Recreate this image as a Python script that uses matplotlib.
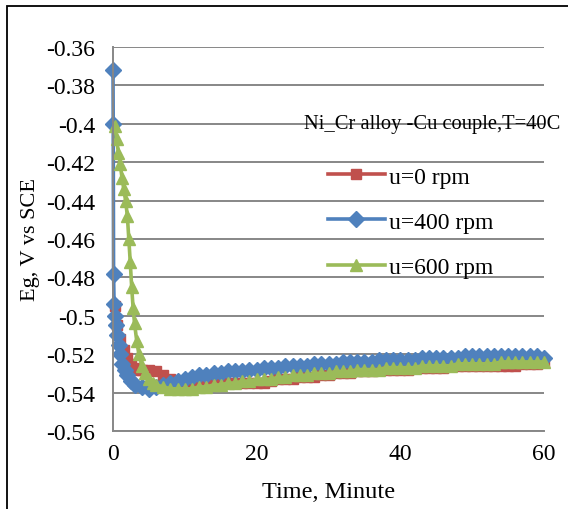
import matplotlib
matplotlib.use('Agg')
from matplotlib import pyplot as plt
from matplotlib.patches import Rectangle

# time (minute) and potential (V vs SCE) for each rotation speed
t_0rpm = [0.3, 0.6, 1.0, 1.5, 2.0, 2.5, 3.0, 3.5, 4.0, 5.0, 6.0, 7.0] + list(range(8, 61))
eg_0rpm = [-0.495, -0.505, -0.512, -0.518, -0.522, -0.525, -0.527, -0.528, -0.528, -0.528, -0.529, -0.531,
           -0.533, -0.534, -0.534, -0.534, -0.535, -0.535, -0.535, -0.535, -0.535, -0.535, -0.535, -0.535,
           -0.535, -0.535, -0.534, -0.533, -0.533, -0.533, -0.532, -0.532, -0.532, -0.531, -0.531, -0.530,
           -0.530, -0.530, -0.529, -0.529, -0.529, -0.528, -0.528, -0.528, -0.528, -0.528, -0.527, -0.527,
           -0.527, -0.527, -0.527, -0.526, -0.526, -0.526, -0.526, -0.526, -0.526, -0.526, -0.526, -0.526,
           -0.526, -0.525, -0.525, -0.525, -0.524]

t_400rpm = [0, 0.03, 0.08, 0.15, 0.25, 0.4, 0.6, 0.8, 1.0, 1.3, 1.7, 2.0, 2.5, 3.0, 4.0, 5.0] + list(range(6, 61))
eg_400rpm = [-0.372, -0.400, -0.478, -0.494, -0.500, -0.505, -0.510, -0.515, -0.520, -0.525, -0.528, -0.531,
             -0.534, -0.536, -0.537, -0.538,
             -0.537, -0.536, -0.535, -0.534, -0.533, -0.532, -0.531, -0.531, -0.530, -0.530, -0.529, -0.529,
             -0.529, -0.528, -0.528, -0.527, -0.527, -0.527, -0.526, -0.526, -0.526, -0.526, -0.525, -0.525,
             -0.525, -0.525, -0.524, -0.524, -0.524, -0.524, -0.524, -0.523, -0.523, -0.523, -0.523, -0.523,
             -0.523, -0.522, -0.522, -0.522, -0.522, -0.522, -0.522, -0.521, -0.521, -0.521, -0.521, -0.521,
             -0.521, -0.521, -0.521, -0.521, -0.521, -0.521, -0.522]

t_600rpm = [0.25, 0.5, 0.75, 1.0, 1.25, 1.5, 1.75, 2.0, 2.2, 2.4, 2.6, 2.8, 3.0, 3.3, 3.6, 4.0, 4.5, 5.0,
            5.5, 6.0] + list(range(7, 61))
eg_600rpm = [-0.401, -0.408, -0.415, -0.421, -0.428, -0.434, -0.440, -0.448, -0.460, -0.472, -0.485, -0.496,
             -0.504, -0.513, -0.520, -0.526, -0.530, -0.533, -0.535, -0.536,
             -0.537, -0.538, -0.538, -0.538, -0.538, -0.537, -0.537, -0.536, -0.536, -0.535, -0.535, -0.534,
             -0.534, -0.533, -0.533, -0.533, -0.532, -0.532, -0.531, -0.531, -0.531, -0.530, -0.530, -0.530,
             -0.529, -0.529, -0.529, -0.528, -0.528, -0.528, -0.528, -0.527, -0.527, -0.527, -0.527, -0.527,
             -0.526, -0.526, -0.526, -0.526, -0.526, -0.525, -0.525, -0.525, -0.525, -0.525, -0.525, -0.524,
             -0.524, -0.524, -0.524, -0.524, -0.524, -0.524]

y_ticks = [-0.36, -0.38, -0.40, -0.42, -0.44, -0.46, -0.48, -0.50, -0.52, -0.54, -0.56]
y_labels = ['-0.36', '-0.38', '-0.4', '-0.42', '-0.44', '-0.46', '-0.48', '-0.5', '-0.52', '-0.54', '-0.56']
x_ticks = [0, 20, 40, 60]

plt.rcParams['font.family'] = ['Liberation Serif', 'DejaVu Serif']
fs = 17

fig = plt.figure(figsize=(5.68, 5.10), dpi=100)
fig.patches.append(Rectangle((7/568, -0.1), 1.2, (510-7)/510+0.1, transform=fig.transFigure,
                             fill=False, edgecolor='black', linewidth=1.3))
ax = fig.add_axes([113/568, (510-432)/510, (544-113)/568, (432-48)/510])

ax.plot(t_0rpm, eg_0rpm, color='#C0504D', marker='s', markersize=7, linewidth=2.6, label='u=0 rpm', clip_on=False)
ax.plot(t_400rpm, eg_400rpm, color='#4F81BD', marker='D', markersize=8.5, linewidth=2.6, label='u=400 rpm', clip_on=False)
ax.plot(t_600rpm, eg_600rpm, color='#9BBB59', marker='^', markersize=9, linewidth=2.6, label='u=600 rpm', clip_on=False)

ax.set_xlim(0, 60)
ax.set_ylim(-0.56, -0.36)
ax.set_yticks(y_ticks)
ax.set_yticklabels(y_labels)
ax.set_xticks(x_ticks)
ax.tick_params(axis='y', length=0, labelsize=fs, pad=13)
ax.tick_params(axis='x', length=0, labelsize=fs, pad=9)
ax.yaxis.grid(True, color='#878787', linewidth=1.4)
ax.set_axisbelow(True)
for s in ['top', 'right']:
    ax.spines[s].set_visible(False)
for s in ['left', 'bottom']:
    ax.spines[s].set_color('#878787')
    ax.spines[s].set_linewidth(1.4)

ax.set_xlabel('Time, Minute', fontsize=17.5, labelpad=12)
ax.set_ylabel('Eg, V vs SCE', fontsize=16, labelpad=4)

fig.text(304/568, (510-125)/510, 'Ni_Cr alloy -Cu couple,T=40C', fontsize=14.8, ha='left', va='center')

leg = ax.legend(loc='upper left', bbox_to_anchor=(328/568, (510-167)/510), bbox_transform=fig.transFigure,
                frameon=False, fontsize=fs, handlelength=2.4, handletextpad=0.2, labelspacing=1.0,
                borderpad=0, borderaxespad=0)

fig.savefig('out.png', dpi=100)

* REQUIREMENT *
Pictures in the data above should not be copied; transcribe everything else exactly.

* PROBLEM SOLUTION *
Recreate this image as a Python script that uses matplotlib.
import matplotlib
matplotlib.use('Agg')
from matplotlib import pyplot as plt
from matplotlib.patches import Rectangle

# time (minute) and potential (V vs SCE) for each rotation speed
t_0rpm = [0.3, 0.6, 1.0, 1.5, 2.0, 2.5, 3.0, 3.5, 4.0, 5.0, 6.0, 7.0] + list(range(8, 61))
eg_0rpm = [-0.495, -0.505, -0.512, -0.518, -0.522, -0.525, -0.527, -0.528, -0.528, -0.528, -0.529, -0.531,
           -0.533, -0.534, -0.534, -0.534, -0.535, -0.535, -0.535, -0.535, -0.535, -0.535, -0.535, -0.535,
           -0.535, -0.535, -0.534, -0.533, -0.533, -0.533, -0.532, -0.532, -0.532, -0.531, -0.531, -0.530,
           -0.530, -0.530, -0.529, -0.529, -0.529, -0.528, -0.528, -0.528, -0.528, -0.528, -0.527, -0.527,
           -0.527, -0.527, -0.527, -0.526, -0.526, -0.526, -0.526, -0.526, -0.526, -0.526, -0.526, -0.526,
           -0.526, -0.525, -0.525, -0.525, -0.524]

t_400rpm = [0, 0.03, 0.08, 0.15, 0.25, 0.4, 0.6, 0.8, 1.0, 1.3, 1.7, 2.0, 2.5, 3.0, 4.0, 5.0] + list(range(6, 61))
eg_400rpm = [-0.372, -0.400, -0.478, -0.494, -0.500, -0.505, -0.510, -0.515, -0.520, -0.525, -0.528, -0.531,
             -0.534, -0.536, -0.537, -0.538,
             -0.537, -0.536, -0.535, -0.534, -0.533, -0.532, -0.531, -0.531, -0.530, -0.530, -0.529, -0.529,
             -0.529, -0.528, -0.528, -0.527, -0.527, -0.527, -0.526, -0.526, -0.526, -0.526, -0.525, -0.525,
             -0.525, -0.525, -0.524, -0.524, -0.524, -0.524, -0.524, -0.523, -0.523, -0.523, -0.523, -0.523,
             -0.523, -0.522, -0.522, -0.522, -0.522, -0.522, -0.522, -0.521, -0.521, -0.521, -0.521, -0.521,
             -0.521, -0.521, -0.521, -0.521, -0.521, -0.521, -0.522]

t_600rpm = [0.25, 0.5, 0.75, 1.0, 1.25, 1.5, 1.75, 2.0, 2.2, 2.4, 2.6, 2.8, 3.0, 3.3, 3.6, 4.0, 4.5, 5.0,
            5.5, 6.0] + list(range(7, 61))
eg_600rpm = [-0.401, -0.408, -0.415, -0.421, -0.428, -0.434, -0.440, -0.448, -0.460, -0.472, -0.485, -0.496,
             -0.504, -0.513, -0.520, -0.526, -0.530, -0.533, -0.535, -0.536,
             -0.537, -0.538, -0.538, -0.538, -0.538, -0.537, -0.537, -0.536, -0.536, -0.535, -0.535, -0.534,
             -0.534, -0.533, -0.533, -0.533, -0.532, -0.532, -0.531, -0.531, -0.531, -0.530, -0.530, -0.530,
             -0.529, -0.529, -0.529, -0.528, -0.528, -0.528, -0.528, -0.527, -0.527, -0.527, -0.527, -0.527,
             -0.526, -0.526, -0.526, -0.526, -0.526, -0.525, -0.525, -0.525, -0.525, -0.525, -0.525, -0.524,
             -0.524, -0.524, -0.524, -0.524, -0.524, -0.524]

y_ticks = [-0.36, -0.38, -0.40, -0.42, -0.44, -0.46, -0.48, -0.50, -0.52, -0.54, -0.56]
y_labels = ['-0.36', '-0.38', '-0.4', '-0.42', '-0.44', '-0.46', '-0.48', '-0.5', '-0.52', '-0.54', '-0.56']
x_ticks = [0, 20, 40, 60]

plt.rcParams['font.family'] = ['Liberation Serif', 'DejaVu Serif']
fs = 17

fig = plt.figure(figsize=(5.68, 5.10), dpi=100)
fig.patches.append(Rectangle((7/568, -0.1), 1.2, (510-7)/510+0.1, transform=fig.transFigure,
                             fill=False, edgecolor='black', linewidth=1.3))
ax = fig.add_axes([113/568, (510-432)/510, (544-113)/568, (432-48)/510])

ax.plot(t_0rpm, eg_0rpm, color='#C0504D', marker='s', markersize=7, linewidth=2.6, label='u=0 rpm', clip_on=False)
ax.plot(t_400rpm, eg_400rpm, color='#4F81BD', marker='D', markersize=8.5, linewidth=2.6, label='u=400 rpm', clip_on=False)
ax.plot(t_600rpm, eg_600rpm, color='#9BBB59', marker='^', markersize=9, linewidth=2.6, label='u=600 rpm', clip_on=False)

ax.set_xlim(0, 60)
ax.set_ylim(-0.56, -0.36)
ax.set_yticks(y_ticks)
ax.set_yticklabels(y_labels)
ax.set_xticks(x_ticks)
ax.tick_params(axis='y', length=0, labelsize=fs, pad=13)
ax.tick_params(axis='x', length=0, labelsize=fs, pad=9)
ax.yaxis.grid(True, color='#878787', linewidth=1.4)
ax.set_axisbelow(True)
for s in ['top', 'right']:
    ax.spines[s].set_visible(False)
for s in ['left', 'bottom']:
    ax.spines[s].set_color('#878787')
    ax.spines[s].set_linewidth(1.4)

ax.set_xlabel('Time, Minute', fontsize=17.5, labelpad=12)
ax.set_ylabel('Eg, V vs SCE', fontsize=16, labelpad=4)

fig.text(304/568, (510-125)/510, 'Ni_Cr alloy -Cu couple,T=40C', fontsize=14.8, ha='left', va='center')

leg = ax.legend(loc='upper left', bbox_to_anchor=(328/568, (510-167)/510), bbox_transform=fig.transFigure,
                frameon=False, fontsize=fs, handlelength=2.4, handletextpad=0.2, labelspacing=1.0,
                borderpad=0, borderaxespad=0)

fig.savefig('out.png', dpi=100)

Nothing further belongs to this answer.